The Role of AI in Hybrid Robotics

AI is the glue that makes hybrid robotics viable. Through machine learning models, robots learn the relationships between deposition parameters, surface temperature, and final part quality. Over time, they self-optimize, improving accuracy and reducing rework.

Some emerging AI functions include:

  • Defect prediction: Using computer vision to detect porosity or layer inconsistencies mid-print.
  • Toolpath learning: AI refines tool trajectories based on vibration and force sensor feedback.
  • Digital twins: Virtual replicas simulate additive/subtractive sequences to prevent collisions and ensure geometry accuracy before the real build.

According to Siemens’ research on digital twin integration, AI-assisted hybrid workflows can reduce cycle times by up to 30% compared to standalone CNC or additive setups.

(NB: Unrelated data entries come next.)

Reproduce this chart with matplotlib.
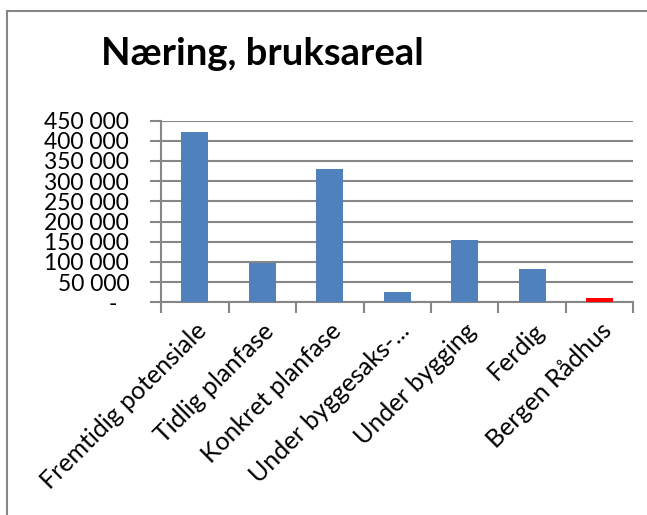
import numpy as np
import matplotlib.pyplot as plt
from matplotlib.patches import Rectangle
from matplotlib.ticker import FuncFormatter

# Data
kategorier = ["Fremtidig potensiale", "Tidlig planfase", "Konkret planfase",
              "Under byggesaks-...", "Under bygging", "Ferdig", "Bergen Rådhus"]
areal = [421000, 98000, 330000, 26000, 154500, 82000, 10500]
farger = ["#4F81BD"] * 6 + ["#FF0000"]

plt.rcParams['font.family'] = ['Lato', 'DejaVu Sans']

fig = plt.figure(figsize=(6.47, 5.15), dpi=100)
ax = fig.add_axes([0.249, 0.413, 0.730, 0.353])

x = np.arange(len(kategorier))
ax.bar(x, areal, width=0.4, color=farger, zorder=3)

ax.set_xlim(-0.5, len(kategorier) - 0.5)
ax.set_ylim(0, 450000)
ax.set_yticks(np.arange(0, 450001, 50000))


def fmt(v, pos):
    if v == 0:
        return "-  "
    return f"{int(v):,}".replace(",", " ")


ax.yaxis.set_major_formatter(FuncFormatter(fmt))
ax.grid(axis='y', color="#868686", linewidth=1.5, zorder=0)
ax.set_axisbelow(True)

# x ticks at category boundaries, labels in the middle
ax.set_xticks(np.arange(-0.5, len(kategorier), 1.0))
ax.set_xticklabels([])
ax.set_xticks(x, minor=True)
ax.set_xticklabels(kategorier, minor=True, rotation=45, ha='right',
                   rotation_mode='anchor', fontsize=18)
ax.tick_params(axis='x', which='minor', length=0, pad=12)
ax.tick_params(axis='x', which='major', length=8, width=1.5, color="#868686")
ax.tick_params(axis='y', length=8, width=1.5, color="#868686",
               labelsize=16.5, pad=15)

for side in ['top', 'right']:
    ax.spines[side].set_visible(False)
for side in ['left', 'bottom']:
    ax.spines[side].set_color("#868686")
    ax.spines[side].set_linewidth(1.5)

fig.text(0.405, 0.874, "Næring, bruksareal", ha='center', va='baseline',
         fontsize=27.5, fontweight='bold')

# chart border (cut off at right and bottom)
fig.patches.append(Rectangle((0.011, -0.1), 1.2, 0.1 + 0.979, fill=False,
                             edgecolor="#868686", linewidth=1.5,
                             transform=fig.transFigure, figure=fig))

fig.savefig("out.png", dpi=100)
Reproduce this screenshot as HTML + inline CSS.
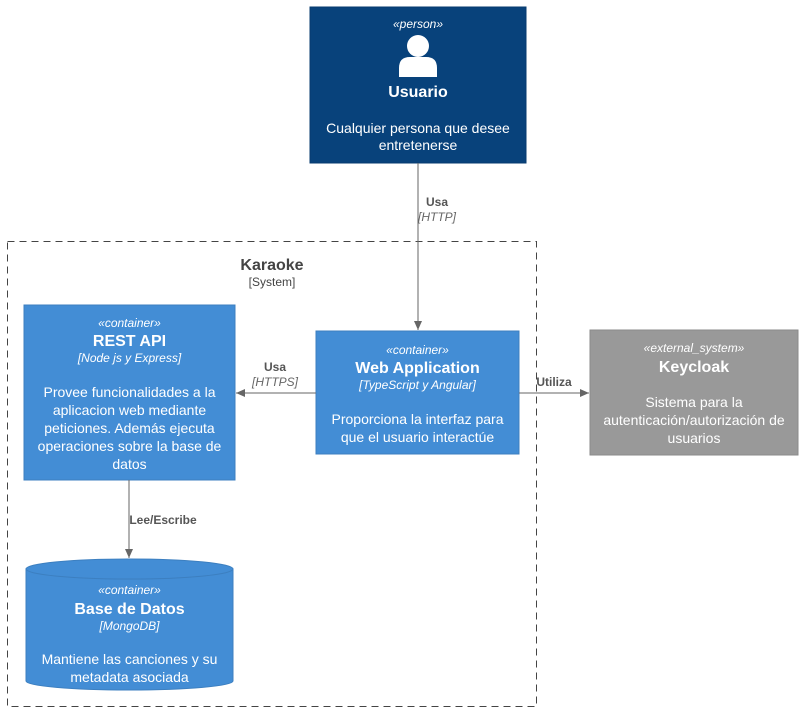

Challenges and Integration Considerations

Despite the promise, AI robotics hybrid manufacturing faces several hurdles:

  • Software interoperability – bridging additive and subtractive CAM toolchains remains complex.
  • Thermal control – managing heat accumulation during deposition is critical.
  • Certification – especially in aerospace, quality validation for hybrid parts still lags.

Yet, these are engineering challenges, not dealbreakers. As vendors such as FANUC, KUKA, and ABB continue integrating AI-driven process monitoring, hybrid systems will become plug-and-play solutions rather than R&D curiosities.

The Takeaway

AI robotics are redefining what hybrid manufacturing can achieve. By uniting the creative freedom of additive with the precision of subtractive, manufacturers gain agility, efficiency, and control – all in a single intelligent cell.

The next generation of factories won’t just print or machine.
They’ll think, adapt, and build smarter, thanks to hybrid systems powered by AI robotics.